In the Arena


To fans of the Quad City Mallards minor league hockey team, Katarina Kaczmarzyk '16 was known for two things the past two seasons.

The first was her enthusiasm on the microphone while emceeing contests during breaks in the on-ice action. The second? That was her ability to traverse the ice rink in high-heeled boots.

Her secret for the latter was that it was easier than it looked. Kaczmarzyk only stepped on the ice for between-period promotions, and that was after the hockey players had spent 20 minutes skating the surface to a snowy mush.

Here's another secret: For the Mallards and other sports and recreation operations in the Quad Cities and elsewhere, St. Ambrose sport management students are an invaluable resource.

"Huge," Mallards Director of Ticket Sales Zac Wilken said of the impact SAU students have had on the club's operations. "We are probably the smallest staff in the league as far as full time employees, so we rely on them heavily. What we have found is that St. Ambrose students are extremely reliable."

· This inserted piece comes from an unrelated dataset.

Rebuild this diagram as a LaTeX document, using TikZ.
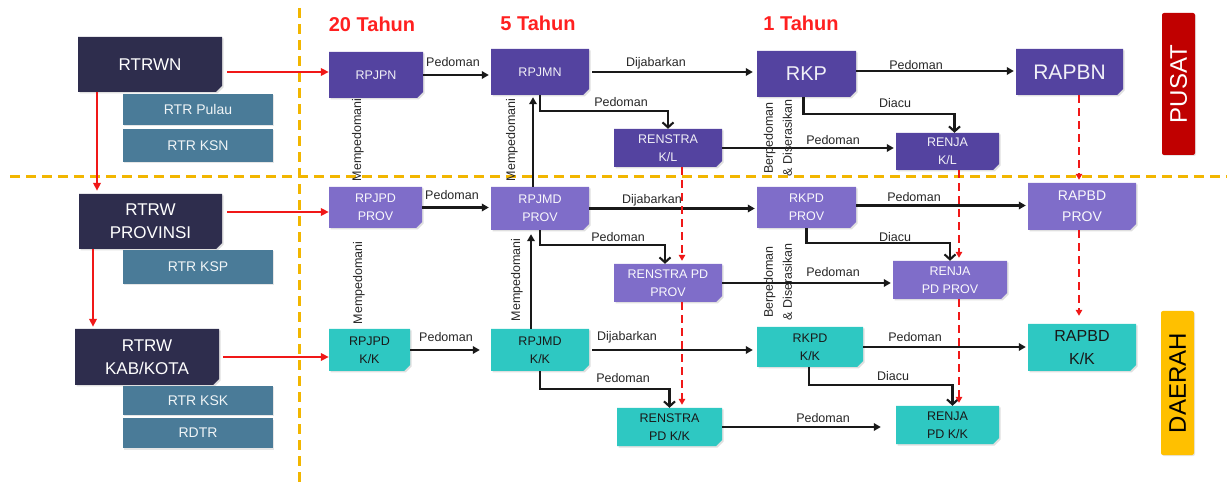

Two former SAU interns work full time for the Mallards, who typically provide internships to five SAU sport management students each season. In 2015-16, they also offered paid part-time practical experience for another four, Kaczmarzyk included.

The St. Ambrose sport management program graduates between 10 to 15 students per year and, at any given point in a school year, three to 12 students will be doing the internship that completes their degree.

The Quad City River Bandits minor league baseball club and various municipal parks and recreation departments around the Quad Cities also count on SAU interns. But internship opportunities don't come strictly from within the region.

From January through May this year, Jadelyn Agent '16 interned at Goodyear Ballpark in Goodyear, Ariz. The facility's central function is to serve as spring training home for Major League Baseball's Cincinnati Reds and Cleveland Indians. In the month of March, every afternoon featured an exhibition baseball game.

"I wore a lot of hats," Agent said of her internship. Although she worked in marketing and creative services, she was asked to sit in on meetings of all departments. "It's cool to see how they all work together."

That, of course, is a central benefit of experiential learning, and a reason the sport management program is one of dozens of St. Ambrose academic programs whose curricula extend outside the classroom and beyond the campus.

Kaczmarzyk's résumé was bolstered not only by her work in minor league hockey, but also by her final semester internship with the Quad City Raiders, a semi-pro football team owned in part by Jerry Harland '14, himself a sport marketing major who interned with the Raiders.

Kaczmarzyk will begin working with a promotions company in Florida this summer. She said her collegiate opportunity for experiential learning helped her quickly land the position.

"We're very fortunate being in the Quad Cities," she said. "There are lots of opportunities for sport management majors."